Information provided —
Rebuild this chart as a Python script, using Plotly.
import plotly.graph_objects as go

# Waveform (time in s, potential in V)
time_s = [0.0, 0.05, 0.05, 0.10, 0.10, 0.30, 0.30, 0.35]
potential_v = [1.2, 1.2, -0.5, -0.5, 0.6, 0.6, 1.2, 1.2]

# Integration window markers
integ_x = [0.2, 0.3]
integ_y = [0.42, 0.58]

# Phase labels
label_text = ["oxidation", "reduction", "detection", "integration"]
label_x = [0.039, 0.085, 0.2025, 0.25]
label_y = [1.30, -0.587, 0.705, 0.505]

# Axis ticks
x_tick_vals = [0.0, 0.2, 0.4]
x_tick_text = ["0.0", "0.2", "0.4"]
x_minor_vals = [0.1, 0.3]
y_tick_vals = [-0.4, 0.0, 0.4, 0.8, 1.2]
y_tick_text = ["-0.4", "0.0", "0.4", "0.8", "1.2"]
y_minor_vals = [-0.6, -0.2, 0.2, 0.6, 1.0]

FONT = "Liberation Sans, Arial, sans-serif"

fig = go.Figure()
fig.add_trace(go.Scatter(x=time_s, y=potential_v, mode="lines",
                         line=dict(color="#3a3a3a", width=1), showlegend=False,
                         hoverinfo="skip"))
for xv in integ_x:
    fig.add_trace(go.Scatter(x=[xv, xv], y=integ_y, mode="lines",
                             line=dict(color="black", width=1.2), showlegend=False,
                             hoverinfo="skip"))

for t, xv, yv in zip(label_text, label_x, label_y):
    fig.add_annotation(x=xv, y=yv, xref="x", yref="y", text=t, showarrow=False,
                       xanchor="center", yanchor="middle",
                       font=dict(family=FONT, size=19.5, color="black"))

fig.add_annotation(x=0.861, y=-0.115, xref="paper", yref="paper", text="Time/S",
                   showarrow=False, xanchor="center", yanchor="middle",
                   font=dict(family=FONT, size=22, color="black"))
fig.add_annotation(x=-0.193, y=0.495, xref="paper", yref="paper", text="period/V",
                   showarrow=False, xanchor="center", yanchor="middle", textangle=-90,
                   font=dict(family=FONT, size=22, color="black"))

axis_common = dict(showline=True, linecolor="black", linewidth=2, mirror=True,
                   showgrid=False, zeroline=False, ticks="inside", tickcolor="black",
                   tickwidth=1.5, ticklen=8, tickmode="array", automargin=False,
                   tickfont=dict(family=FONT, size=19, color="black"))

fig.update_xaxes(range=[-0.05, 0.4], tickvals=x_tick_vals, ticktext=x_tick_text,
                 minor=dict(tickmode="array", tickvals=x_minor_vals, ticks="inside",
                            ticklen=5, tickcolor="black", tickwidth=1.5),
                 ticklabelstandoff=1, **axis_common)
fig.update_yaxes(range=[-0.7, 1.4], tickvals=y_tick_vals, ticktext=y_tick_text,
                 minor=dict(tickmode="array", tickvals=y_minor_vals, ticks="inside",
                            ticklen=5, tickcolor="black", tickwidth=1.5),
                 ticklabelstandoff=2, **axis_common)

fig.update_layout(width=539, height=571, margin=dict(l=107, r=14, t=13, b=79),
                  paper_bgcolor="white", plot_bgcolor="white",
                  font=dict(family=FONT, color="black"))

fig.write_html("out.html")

Instruction —
Return every line exactly.

Task solution —
Rebuild this chart as a Python script, using Plotly.
import plotly.graph_objects as go

# Waveform (time in s, potential in V)
time_s = [0.0, 0.05, 0.05, 0.10, 0.10, 0.30, 0.30, 0.35]
potential_v = [1.2, 1.2, -0.5, -0.5, 0.6, 0.6, 1.2, 1.2]

# Integration window markers
integ_x = [0.2, 0.3]
integ_y = [0.42, 0.58]

# Phase labels
label_text = ["oxidation", "reduction", "detection", "integration"]
label_x = [0.039, 0.085, 0.2025, 0.25]
label_y = [1.30, -0.587, 0.705, 0.505]

# Axis ticks
x_tick_vals = [0.0, 0.2, 0.4]
x_tick_text = ["0.0", "0.2", "0.4"]
x_minor_vals = [0.1, 0.3]
y_tick_vals = [-0.4, 0.0, 0.4, 0.8, 1.2]
y_tick_text = ["-0.4", "0.0", "0.4", "0.8", "1.2"]
y_minor_vals = [-0.6, -0.2, 0.2, 0.6, 1.0]

FONT = "Liberation Sans, Arial, sans-serif"

fig = go.Figure()
fig.add_trace(go.Scatter(x=time_s, y=potential_v, mode="lines",
                         line=dict(color="#3a3a3a", width=1), showlegend=False,
                         hoverinfo="skip"))
for xv in integ_x:
    fig.add_trace(go.Scatter(x=[xv, xv], y=integ_y, mode="lines",
                             line=dict(color="black", width=1.2), showlegend=False,
                             hoverinfo="skip"))

for t, xv, yv in zip(label_text, label_x, label_y):
    fig.add_annotation(x=xv, y=yv, xref="x", yref="y", text=t, showarrow=False,
                       xanchor="center", yanchor="middle",
                       font=dict(family=FONT, size=19.5, color="black"))

fig.add_annotation(x=0.861, y=-0.115, xref="paper", yref="paper", text="Time/S",
                   showarrow=False, xanchor="center", yanchor="middle",
                   font=dict(family=FONT, size=22, color="black"))
fig.add_annotation(x=-0.193, y=0.495, xref="paper", yref="paper", text="period/V",
                   showarrow=False, xanchor="center", yanchor="middle", textangle=-90,
                   font=dict(family=FONT, size=22, color="black"))

axis_common = dict(showline=True, linecolor="black", linewidth=2, mirror=True,
                   showgrid=False, zeroline=False, ticks="inside", tickcolor="black",
                   tickwidth=1.5, ticklen=8, tickmode="array", automargin=False,
                   tickfont=dict(family=FONT, size=19, color="black"))

fig.update_xaxes(range=[-0.05, 0.4], tickvals=x_tick_vals, ticktext=x_tick_text,
                 minor=dict(tickmode="array", tickvals=x_minor_vals, ticks="inside",
                            ticklen=5, tickcolor="black", tickwidth=1.5),
                 ticklabelstandoff=1, **axis_common)
fig.update_yaxes(range=[-0.7, 1.4], tickvals=y_tick_vals, ticktext=y_tick_text,
                 minor=dict(tickmode="array", tickvals=y_minor_vals, ticks="inside",
                            ticklen=5, tickcolor="black", tickwidth=1.5),
                 ticklabelstandoff=2, **axis_common)

fig.update_layout(width=539, height=571, margin=dict(l=107, r=14, t=13, b=79),
                  paper_bgcolor="white", plot_bgcolor="white",
                  font=dict(family=FONT, color="black"))

fig.write_html("out.html")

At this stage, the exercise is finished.